When Carol was first led into Harold Dame’s room on the fourth floor of the Concord Hospital, she knew immediately that he could not see her, and she was relieved. Doctor Wickshaw had met her at the bus station downtown, and he had stared at her whenever he thought she wasn’t looking, and at the hospital the receptionists, nurses and orderlies, even the elevator operator, had noticeably marked her presence as a foreign presence, and she had started to worry about her clothing, her shoes, her handbag — they were wrong, loud, shabby, large. Of course, she knew what the real problem was, and she knew too that it was not a problem as such, the way loud or shabby clothing was a problem, that is, as something that could be solved. No, this was a fact, a condition. She had not seen a human face that was not gray or pink or peach-colored since the moment she had boarded the bus in Park Square in Boston. All right, then. It was a condition, a working condition, and she would endure it. She had known it would be this way. She was no fool, and she knew her geography; she also knew herself and knew that to live and work wholly among white people would continually embarrass her, which in turn would anger her. Beyond that, she knew her anger would end up defeating her true purposes here, and, therefore, to avoid being angry, she would have to accept being embarrassed.

The nearly dead man in the hospital bed relieved her of her embarrassment, however, and for a moment she forgot the portly, red-faced doctor with the ostentatiously pointed beard, and the blond, square-faced head nurse who had imperiously demanded to know her business with the patient, requiring the doctor to explain elaborately that she was being considered for a position as Mr. Dame’s private nurse. The shrunken, ash-gray man lay inertly beneath the sheet, a short, narrow mound encircled by tubes and chrome-plated armatures. His wrinkled lids closed over bulbous eyes like onion skins, and his small, open, toothless mouth was sharp-edged and dark, like a hole punched in dry ground.

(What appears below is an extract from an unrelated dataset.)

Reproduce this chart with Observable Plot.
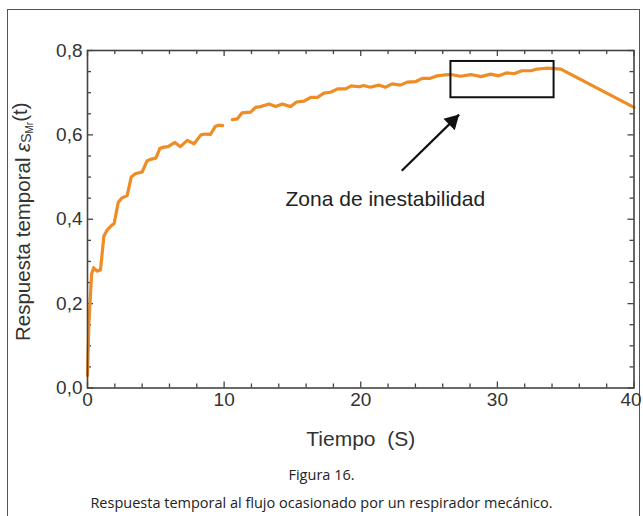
<!DOCTYPE html>
<html>
<head>
<meta charset="utf-8">
<script src="https://cdn.jsdelivr.net/npm/d3@7"></script>
<script src="https://cdn.jsdelivr.net/npm/@observablehq/plot@0.6"></script>
<style>
  body { margin: 0; background: #fff; }
  #border { position: absolute; left: 7px; top: 9px; width: 633px; height: 520px; border: 1px solid #555; box-sizing: border-box; }
  #chart { position: absolute; left: 0; top: 0; }
  #chart svg { overflow: visible; }
  .cap { position: absolute; left: 0; width: 643px; text-align: center; font-family: "Open Sans", "Noto Sans", sans-serif; font-size: 14.5px; color: #222; line-height: 20px; }
</style>
</head>
<body>
<div id="border"></div>
<div id="chart"></div>
<div class="cap" id="fig" style="top:465px">Figura 16.</div>
<div class="cap" id="caption" style="top:493px">Respuesta temporal al flujo ocasionado por un respirador mecánico.</div>
<script>
// ---- data ----
const times = [0, 0.1, 0.3, 0.45, 0.7, 0.95, 1.2, 1.45, 1.75, 1.95, 2.25, 2.5, 2.9, 3.2, 3.5, 4.0, 4.35, 4.6, 5.0, 5.3, 5.6, 5.9, 6.4, 6.8, 7.3, 7.8, 8.3, 8.6, 9.0, 9.35, 9.6, 9.9,
  NaN,
  10.6, 10.97, 11.3, 11.94, 12.3, 12.67, 13.28, 13.77, 14.26, 14.87, 15.3, 15.85, 16.34, 16.83, 17.3, 17.8, 18.3, 18.9, 19.3, 19.9, 20.2, 20.7, 21.3, 21.8, 22.3, 22.9, 23.4, 24.0, 24.5, 25.1, 25.6, 26.1, 26.6, 27.3, 28.06, 28.8, 29.5, 30.1, 30.7, 31.2, 31.8, 32.45, 32.9, 33.55, 34.2, 34.65, 35.1, 40];
const values = [0.03, 0.15, 0.27, 0.285, 0.277, 0.28, 0.36, 0.375, 0.385, 0.39, 0.44, 0.45, 0.456, 0.5, 0.508, 0.512, 0.538, 0.542, 0.545, 0.568, 0.571, 0.572, 0.582, 0.572, 0.587, 0.579, 0.6, 0.602, 0.601, 0.62, 0.623, 0.622,
  NaN,
  0.636, 0.638, 0.652, 0.654, 0.665, 0.667, 0.673, 0.667, 0.673, 0.667, 0.678, 0.68, 0.689, 0.689, 0.699, 0.701, 0.709, 0.709, 0.716, 0.714, 0.717, 0.713, 0.718, 0.713, 0.721, 0.718, 0.725, 0.726, 0.734, 0.734, 0.74, 0.742, 0.743, 0.739, 0.743, 0.738, 0.744, 0.74, 0.747, 0.745, 0.752, 0.752, 0.756, 0.758, 0.757, 0.756, 0.748, 0.665];

const xTicks = [0, 10, 20, 30, 40];
const yTicks = [0, 0.2, 0.4, 0.6, 0.8];
const xMinorTicks = [2, 4, 6, 8, 12, 14, 16, 18, 22, 24, 26, 28, 32, 34, 36, 38];
const yMinorTicks = [0.05, 0.1, 0.15, 0.25, 0.3, 0.35, 0.45, 0.5, 0.55, 0.65, 0.7, 0.75];

const boxTimes = [26.6, 34.15];
const boxValues = [0.688, 0.774];
const arrowTail = {t: 23.0, v: 0.515};
const arrowHead = {t: 27.2, v: 0.648};
const annotation = {t: 21.8, v: 0.447, text: "Zona de inestabilidad"};

const xLabel = "Tiempo\u00a0 (S)";
const yLabelMain = "Respuesta temporal ";

// ---- layout ----
const W = 643, H = 455;
const mL = 87, mR = 9.5, mT = 50, mB = 67.5;
const innerH = H - mT - mB;
const majorLen = 6, minorLen = 4;
const frameColor = "#444";
const font = "'Liberation Sans', Arial, sans-serif";

const curve = times.map((t, i) => ({t, v: values[i]}));
const box = [{x1: boxTimes[0], x2: boxTimes[1], y1: boxValues[0], y2: boxValues[1]}];

// arrow-head orientation from the same linear mapping as the plot
const sx = d3.scaleLinear([0, 40], [mL, W - mR]);
const sy = d3.scaleLinear([0, 0.8], [H - mB, mT]);
const ddx = sx(arrowHead.t) - sx(arrowTail.t), ddy = sy(arrowHead.v) - sy(arrowTail.v);
const theta = Math.atan2(ddx, -ddy);
const triR = 6;
const triY = Math.sqrt(triR * triR * Math.PI / (Math.sqrt(3) * 3));
const tipDist = 2 * triY;

const lastX = xTicks[xTicks.length - 1];
const tickFont = {tickSize: 0, tickPadding: 4, fontSize: 19, fill: "#333", label: null};

const plot = Plot.plot({
  width: W, height: H,
  marginLeft: mL, marginRight: mR, marginTop: mT, marginBottom: mB,
  style: {fontFamily: font, background: "transparent", overflow: "visible"},
  x: {domain: [0, 40]},
  y: {domain: [0, 0.8]},
  marks: [
    // inward ticks: bottom/top
    Plot.ruleX(xTicks, {x: d => d, insetTop: innerH - majorLen, stroke: frameColor, strokeWidth: 1.3}),
    Plot.ruleX(xMinorTicks, {x: d => d, insetTop: innerH - minorLen, stroke: frameColor, strokeWidth: 1.3}),
    Plot.ruleX(xTicks, {x: d => d, insetBottom: innerH - majorLen, stroke: frameColor, strokeWidth: 1.3}),
    Plot.ruleX(xMinorTicks, {x: d => d, insetBottom: innerH - minorLen, stroke: frameColor, strokeWidth: 1.3}),
    // inward ticks: left/right
    Plot.ruleY(yTicks, {y: d => d, insetRight: (W - mL - mR) - majorLen, stroke: frameColor, strokeWidth: 1.3}),
    Plot.ruleY(yMinorTicks, {y: d => d, insetRight: (W - mL - mR) - minorLen, stroke: frameColor, strokeWidth: 1.3}),
    Plot.ruleY(yTicks, {y: d => d, insetLeft: (W - mL - mR) - majorLen, stroke: frameColor, strokeWidth: 1.3}),
    Plot.ruleY(yMinorTicks, {y: d => d, insetLeft: (W - mL - mR) - minorLen, stroke: frameColor, strokeWidth: 1.3}),
    Plot.axisX(xTicks.filter(d => d !== lastX), tickFont),
    Plot.axisX([lastX], {...tickFont, dx: -3}),
    Plot.axisY(yTicks, {tickSize: 0, tickPadding: 5, fontSize: 19, fill: "#333", label: null, tickFormat: d => d.toFixed(1).replace(".", ",")}),
    Plot.line(curve, {x: "t", y: "v", stroke: "#ef8c24", strokeWidth: 3.2, strokeLinejoin: "round"}),
    Plot.rect(box, {x1: "x1", x2: "x2", y1: "y1", y2: "y2", stroke: "#111", strokeWidth: 2, fill: "none"}),
    Plot.link([{a: arrowTail, b: arrowHead}], {x1: d => d.a.t, y1: d => d.a.v, x2: d => d.b.t, y2: d => d.b.v, stroke: "#111", strokeWidth: 2.2}),
    Plot.dot([arrowHead], {x: "t", y: "v", symbol: "triangle", r: triR, fill: "#111", stroke: "none",
      rotate: theta * 180 / Math.PI, dx: -tipDist * Math.sin(theta), dy: tipDist * Math.cos(theta)}),
    Plot.text([annotation], {x: "t", y: "v", text: "text", fontSize: 21, fill: "#222", fontFamily: font}),
    Plot.text([xLabel], {frameAnchor: "bottom", text: d => d, dy: 58, fontSize: 21, fill: "#333", fontFamily: font}),
    Plot.frame({stroke: frameColor, strokeWidth: 1.6})
  ]
});

// rotated y-axis title with subscripts
const svg = d3.select(plot);
const yl = svg.append("text")
  .attr("transform", `translate(22, ${mT + innerH / 2 + 3}) rotate(-90)`)
  .attr("text-anchor", "middle")
  .attr("dominant-baseline", "central")
  .attr("font-family", font)
  .attr("font-size", 20.5)
  .attr("fill", "#333");
yl.append("tspan").text(yLabelMain);
yl.append("tspan").attr("font-style", "italic").text("ε");
yl.append("tspan").attr("font-size", 14).attr("dy", "0.3em").text("S");
yl.append("tspan").attr("font-size", 10).attr("dy", "0.25em").text("Mr");
yl.append("tspan").attr("dy", "-0.45em").text("(t)");

document.getElementById("chart").appendChild(plot);
</script>
</body>
</html>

“He’s sleeping,” Doctor Wickshaw mumbled, as he flipped open Harold Dame’s file, perused it momentarily, and then passed it on to Carol. “His heart and lungs are strong,” he said smiling. “So unless he catches pneumonia, he could last six or seven months. Of course, he may go tomorrow, too. The surgeon’s report is right there,” he said, pointing over her shoulder to a faded, photocopied sheet with scribbling across it.